2. Kent State enters Saturday’s game with zero chance of winning. Why again are fans expected to pay money to watch these kinds of beatings? The Golden Flashes are averaging less than five yards per play through two games. Through two games against Liberty (FCS) and Bowling Green. What hope do the boys from Ohio have when facing John Chavis’ young but athletic D?
3. To make matters worse for Kent State, their best offensive weapon — 5-8, 175-pound dervish Dri Archer — will be limited by a balky ankle. And did we mention that the Flashes are minus-two in turnover margin through two games?
Prediction: LSU 44, Kent State 10
#25 Ole Miss (2-0) at Texas (1-1)
TV: 8:00pm ET on Longhorn Network
Opening Line: UT -3.5
Current Line: UT -2.5
One To Watch: Ole Miss QB Bo Wallace. As a first-year starter in 2012, Wallace tossed an terrifying 17 interceptions. Through two games in 2013, he’s thrown zero in 62 attempts. Despite the difficulties Texas has had on defense this season, the Longhorns are still plus-two in the turnover game. To win on the road, Wallace must protect the football.
This And That:
1. Everyone knows the story with Texas. Defensive coordinator Manny Diaz was reassigned on Sunday, replaced by Greg Robinson after the Horns gave up 550 yards rushing — just rushing, mind you — to unranked BYU. Texas wasn’t much better last year, allowing 191.3 yards on the ground through 13 games. Ya know who’s had six rushes of 20+ yards this season and is averaging 239 yards per game? Yup. Ole Miss.

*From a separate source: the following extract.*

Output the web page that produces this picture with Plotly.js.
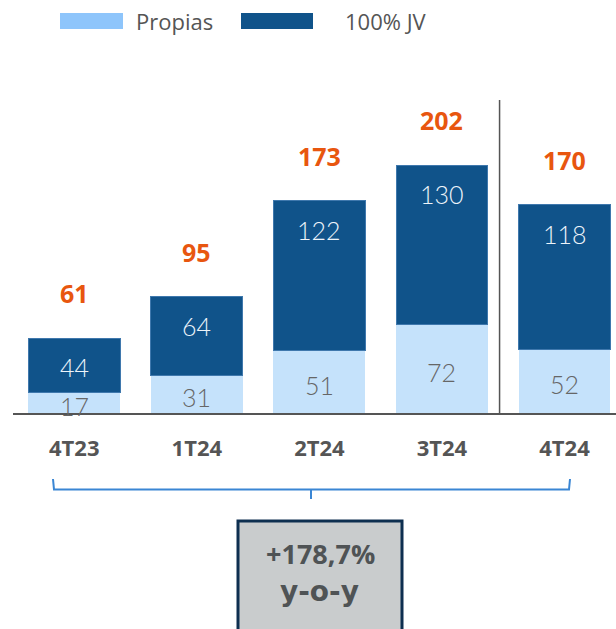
<!DOCTYPE html>
<html>
<head>
<meta charset="utf-8">
<script src="https://cdn.plot.ly/plotly-3.0.1.min.js"></script>
<style>
html,body{margin:0;padding:0;background:#fff;}
#chart{width:616px;height:629px;}
</style>
</head>
<body>
<div id="chart"></div>
<script>
const categories = ['4T23', '1T24', '2T24', '3T24', '4T24'];
const propias = [17, 31, 51, 72, 52];
const jv = [44, 64, 122, 130, 118];
const totals = [61, 95, 173, 202, 170];
const seriesNames = ['Propias', '100% JV'];
const growthLabel = ['+178,7%', 'y-o-y'];

const W = 616, H = 629;
const L = 13, R = 0, T = 60, B = 216;
const plotW = W - L - R, plotH = H - T - B;
const px = x => (x - L) / plotW;
const py = y => (H - B - y) / plotH;

const FONT = '"Open Sans", "Noto Sans", sans-serif';
const WIDE = '"DejaVu Sans", "Open Sans", sans-serif';
const LIGHT = 'Lato, "Open Sans", sans-serif';
const darkBlue = '#10538a';
const lightBlue = '#c5e2fb';
const legendLight = '#8ec5fb';
const orange = '#e8560f';
const grey = '#555555';

const traces = [
  {type: 'bar', name: seriesNames[0], x: categories, y: propias,
   marker: {color: lightBlue}, width: 0.75, hoverinfo: 'x+y'},
  {type: 'bar', name: seriesNames[1], x: categories, y: jv,
   marker: {color: darkBlue, line: {color: '#3f78ad', width: 1}}, width: 0.75, hoverinfo: 'x+y'}
];

const annotations = [];
categories.forEach((c, i) => {
  annotations.push({x: c, y: totals[i], xref: 'x', yref: 'y', text: String(totals[i]),
    showarrow: false, yshift: 45, font: {family: FONT, size: 25, color: orange, weight: 700}});
  annotations.push({x: c, y: totals[i], xref: 'x', yref: 'y', text: String(jv[i]),
    showarrow: false, yshift: -29, font: {family: LIGHT, size: 25, color: '#eef4fa', weight: 300}});
  annotations.push({x: c, y: propias[i] / 2, xref: 'x', yref: 'y', text: String(propias[i]),
    showarrow: false, yshift: -3, font: {family: LIGHT, size: 25, color: '#666666', weight: 300}});
});

// legend
annotations.push({x: px(134), y: py(21), xref: 'paper', yref: 'paper', xanchor: 'left', yanchor: 'middle',
  text: seriesNames[0], showarrow: false, font: {family: FONT, size: 22, color: grey}});
annotations.push({x: px(343), y: py(21), xref: 'paper', yref: 'paper', xanchor: 'left', yanchor: 'middle',
  text: seriesNames[1], showarrow: false, font: {family: FONT, size: 22, color: grey}});

// growth box text
annotations.push({x: px(320), y: py(553), xref: 'paper', yref: 'paper', xanchor: 'center', yanchor: 'middle',
  text: growthLabel[0], showarrow: false, font: {family: FONT, size: 27, color: '#4f5355', weight: 700}});
annotations.push({x: px(319), y: py(591), xref: 'paper', yref: 'paper', xanchor: 'center', yanchor: 'middle',
  text: growthLabel[1], showarrow: false, font: {family: WIDE, size: 28, color: '#4f5355', weight: 700}});

const shapes = [
  // legend swatches
  {type: 'rect', xref: 'paper', yref: 'paper', x0: px(60), x1: px(123), y0: py(29), y1: py(13),
   fillcolor: legendLight, line: {width: 0}},
  {type: 'rect', xref: 'paper', yref: 'paper', x0: px(241), x1: px(313), y0: py(29), y1: py(13),
   fillcolor: darkBlue, line: {width: 0}},
  // separator
  {type: 'line', xref: 'x', yref: 'paper', x0: 3.47, x1: 3.47, y0: 0, y1: py(100),
   line: {color: grey, width: 1.5}},
  // brace
  {type: 'path', xref: 'paper', yref: 'paper',
   path: `M ${px(53)} ${py(479)} L ${px(54)} ${py(489.5)} L ${px(569)} ${py(489.5)} L ${px(570)} ${py(479)} M ${px(311)} ${py(489.5)} L ${px(311)} ${py(499)}`,
   line: {color: '#3a86d4', width: 2}},
  // growth box
  {type: 'rect', xref: 'paper', yref: 'paper', x0: px(238), x1: px(402), y0: py(640), y1: py(521),
   fillcolor: '#c9cccd', line: {color: '#0e2f50', width: 3}}
];

const layout = {
  width: W, height: H,
  margin: {l: L, r: R, t: T, b: B, pad: 0},
  barmode: 'stack',
  showlegend: false,
  paper_bgcolor: '#ffffff',
  plot_bgcolor: '#ffffff',
  xaxis: {type: 'category', range: [-0.5, 4.42], showgrid: false, zeroline: false,
    showline: true, linecolor: grey, linewidth: 2, ticks: '',
    tickfont: {family: FONT, size: 22, color: grey, weight: 700}, ticklabelstandoff: 15,
    fixedrange: true},
  yaxis: {range: [0, 288], showgrid: false, zeroline: false, showline: false,
    showticklabels: false, ticks: '', fixedrange: true},
  annotations: annotations,
  shapes: shapes
};

Plotly.newPlot('chart', traces, layout, {displayModeBar: false, staticPlot: true});
</script>
</body>
</html>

2. Making matters worse for Texas, starting quarterback David Ash is still questionable for tomorrow night’s contest. Ash suffered a mild concussion in the Horns’ loss to BYU. If he can’t go, senior Case McCoy will get the start. Ash is 39-of-62 on the year for 594 yards, six touchdowns and two picks. McCoy is seven-of-12 for just 75 yards, but he did see action in nine games last season.
3. This one’s an odd one. Texas smoked Mississippi last year 66-31 in Oxford. But the Longhorns have had to change coaches midseason. Will they rally or will they crumble? Ole Miss, meanwhile, is back in the national rankings for the first time in a couple of years. Will they look at their ranking and Texas’ woes and enter Darrell K. Royal Stadium overconfident?